El diez de noviembre pasado, César Chávez no pudo soportar más la vida.
No lo traté mucho. Saludamos pocas veces. De una de ellas tengo un recuerdo agradable, si no entrañable: pasé un día entero en el Centro Cultural Benjamín Carrión grabando un episodio de aquella añorada serie de programas culturales que, como muchas otras cosas de aquel tiempo, la estulticia neoliberal suspendió para siempre, y que se llamó Expresarte. Durante una mañana me hicieron algunas tomas para el episodio, en donde se mezclaban, de un modo un tanto bizarro (y nunca supe por qué) los payasos de los buses, la música rockolera y mi novela Salvo el calvario. En las pausas, conversamos de libros, de estudios, de la enseñanza en colegios, del trabajo. Me mostró la biblioteca, me preguntó sobre mi experiencia docente y sobre mi libro...
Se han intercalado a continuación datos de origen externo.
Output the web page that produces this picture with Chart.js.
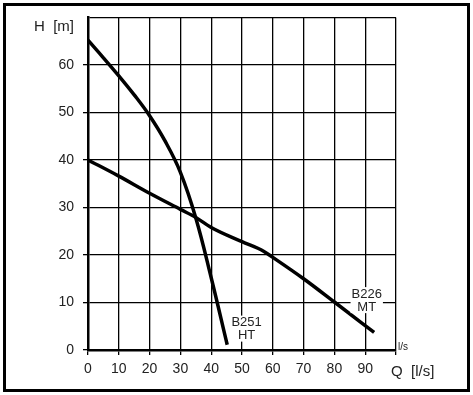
<!DOCTYPE html>
<html><head><meta charset="utf-8">
<script src="https://cdn.jsdelivr.net/npm/chart.js@4/dist/chart.umd.min.js"></script>
<style>html,body{margin:0;padding:0;background:#fff}#wrap{position:relative;width:473px;height:395px}canvas{display:block}</style>
</head><body><div id="wrap"><canvas id="c" width="473" height="395"></canvas></div>
<script>
// Data
const htQ = [0, 5, 10, 15, 20, 25, 30, 35, 40, 45.2];
const htH = [65.2, 61.5, 57.7, 53.7, 49.3, 44, 37.4, 27.8, 15.2, 1.1];
const mtQ = [0, 10, 20, 30, 35, 40, 50, 57, 60, 70, 80, 92.9];
const mtH = [40, 36.6, 33, 29.6, 27.9, 25.8, 22.8, 20.8, 19.5, 15, 10.1, 3.7];
const xTicks = [0, 10, 20, 30, 40, 50, 60, 70, 80, 90];
const yTicks = [0, 10, 20, 30, 40, 50, 60];
const seriesNames = ['B251 HT', 'B226 MT'];
const labelQ = [51.5, 90.5];
const labelH = [4.5, 10.5];
const yTitle = 'H  [m]';
const xTitle = 'Q  [l/s]';
const xUnit = 'l/s';

const toPts = (xs, ys) => xs.map((x, i) => ({x, y: ys[i]}));
const FONT = 'Arial, "Liberation Sans", sans-serif';

const deco = {
  id: 'deco',
  afterDraw(chart) {
    const ctx = chart.ctx, xs = chart.scales.x, ys = chart.scales.y;
    ctx.save();
    // outer frame
    ctx.strokeStyle = '#000'; ctx.lineWidth = 3;
    ctx.strokeRect(4.5, 4.5, 464, 386);
    // series labels with white boxes
    ctx.font = '13px ' + FONT;
    ctx.textAlign = 'center'; ctx.textBaseline = 'middle';
    seriesNames.forEach((n, i) => {
      const parts = n.split(' ');
      const cx = xs.getPixelForValue(labelQ[i]), cy = ys.getPixelForValue(labelH[i]);
      const w = Math.max(...parts.map(p => ctx.measureText(p).width)) + 2;
      ctx.fillStyle = '#fff';
      ctx.fillRect(cx - w / 2, cy - 13, w, 26);
      ctx.fillStyle = '#222';
      ctx.fillText(parts[0], cx, cy - 6);
      ctx.fillText(parts[1], cx, cy + 7);
    });
    // axis titles
    ctx.font = '15px ' + FONT;
    ctx.textAlign = 'right';
    ctx.fillText(yTitle, 74, ys.getPixelForValue(68));
    ctx.textAlign = 'left';
    ctx.fillText(xTitle, xs.right - 5, 372);
    ctx.font = '10px ' + FONT;
    ctx.fillText(xUnit, xs.right + 2, ys.bottom - 3);
    ctx.restore();
  }
};

new Chart(document.getElementById('c'), {
  type: 'line',
  data: {
    datasets: [
      {label: seriesNames[0], data: toPts(htQ, htH), tension: 0.4},
      {label: seriesNames[1], data: toPts(mtQ, mtH), cubicInterpolationMode: 'monotone'}
    ].map(d => Object.assign(d, {borderColor: '#000', borderWidth: 3.5, pointRadius: 0, fill: false}))
  },
  options: {
    responsive: false, animation: false,
    layout: {padding: {left: 0, right: 77, top: 16, bottom: 0}},
    plugins: {legend: {display: false}, tooltip: {enabled: false}},
    scales: {
      x: {
        type: 'linear', min: 0, max: 100,
        afterBuildTicks: s => { s.ticks = xTicks.concat([100]).map(v => ({value: v})); },
        afterFit: s => { s.height = 45; },
        ticks: {color: '#222', font: {size: 14, family: FONT}, padding: 6, maxRotation: 0,
                callback: v => xTicks.includes(v) ? String(v) : ''},
        grid: {color: '#000', lineWidth: 1.3, tickLength: 5},
        border: {color: '#000', width: 2.5}
      },
      y: {
        type: 'linear', min: 0, max: 70,
        afterBuildTicks: s => { s.ticks = yTicks.concat([70]).map(v => ({value: v})); },
        afterFit: s => { s.width = 88; },
        ticks: {color: '#222', font: {size: 14, family: FONT}, padding: 9,
                callback: v => yTicks.includes(v) ? String(v) : ''},
        grid: {color: '#000', lineWidth: 1.3, tickLength: 5, drawTicks: true,
               tickColor: c => (c.tick && c.tick.value === 70) ? 'rgba(0,0,0,0)' : '#000'},
        border: {color: '#000', width: 2.5}
      }
    }
  },
  plugins: [deco]
});
</script></body></html>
Fue la única vez. No pude cultivar con él una amistad estrecha. Luego, en eventos del Centro Cultural Benjamín Carrión, su casa, topábamos eventualmente. Siempre saludábamos. La última vez fue en alguna presentación de libro post-pandémica, en donde, como siempre, nos sonreímos, acercamos nuestras mejillas enmascaradas la una a la otra, y nos preguntamos por nuestros respectivos estados. No sabía que era la última vez. Quizás él tampoco.
Ahora que se ha ido y ya no podremos estrechar más nuestros lazos, miro las lamentaciones en redes sociales. Todas, absolutamente todas, hablan de su amor por los libros, de sus dotes literarias, de su inteligencia, y más que nada de su generosidad, de su amistad, de su bondad, de su apertura, de su luz interior. Y yo, que no lo conocí tanto y que sin embargo doy fe, por esa mañana compartida, de una gran amabilidad y de un talante sereno y cordial, me pregunto, dolida, ¿sabría él de todos esos tesoros que anidaban entre los recovecos de su alma? ¿Alguien se los habría mencionado, reflejado, validado, en fin, en este mundo y en este país en donde el que no arrancha la vida a los demás corre por la suya propia sin que nada más le importe?
Lo que pasó, pasó, y lo que se ve es lo que hay, como dicen en España. Pero tal vez si a César le hubiera llegado en vida toda esta retroalimentación de su calidad humana, el momento de la decisión fatal no habría sido tan oscuro, e incluso -fantaseo- se lo habría pensado mejor. Y me pregunto por qué callamos tanto los afectos. Por qué nos aguantamos los elogios sinceros y sentidos, y sobre todo, por qué evadimos tanto esa maravilla de la comunicación humana que es la alabanza descriptiva para quienes no solo la merecen, sino que además la necesitan.
No quiero sembrar culpas, y no lo digo para nadie más que para mí. Pero siento que es muy importante saber manifestar el afecto a tiempo. Y sobre todo validar las cualidades de los demás con gratitud y sinceridad. Sin miedo a la cursilería. Me parece que en esto es preferible pecar por exceso que por defecto.
Querido César, ojalá que en donde esté su alma ya haya trascendido de todos los dolores que enturbiaron su vida. Y sobre todo, ojalá esté recibiendo el premio a lo que dio desinteresadamente, quizá olvidándose de usted mismo. No pude ser su amiga, como tantos otros que hoy lo lloran tanto y tan sinceramente, añorando todo lo de bueno y generoso que usted les dio, pero le agradezco aquella agradable mañana compartida, y sobre todo la lección de vida. Buen viaje, paz y luz para su alma, y que si existe un más allá en donde usted está, encuentre libros y amigos, tranquilidad y amor.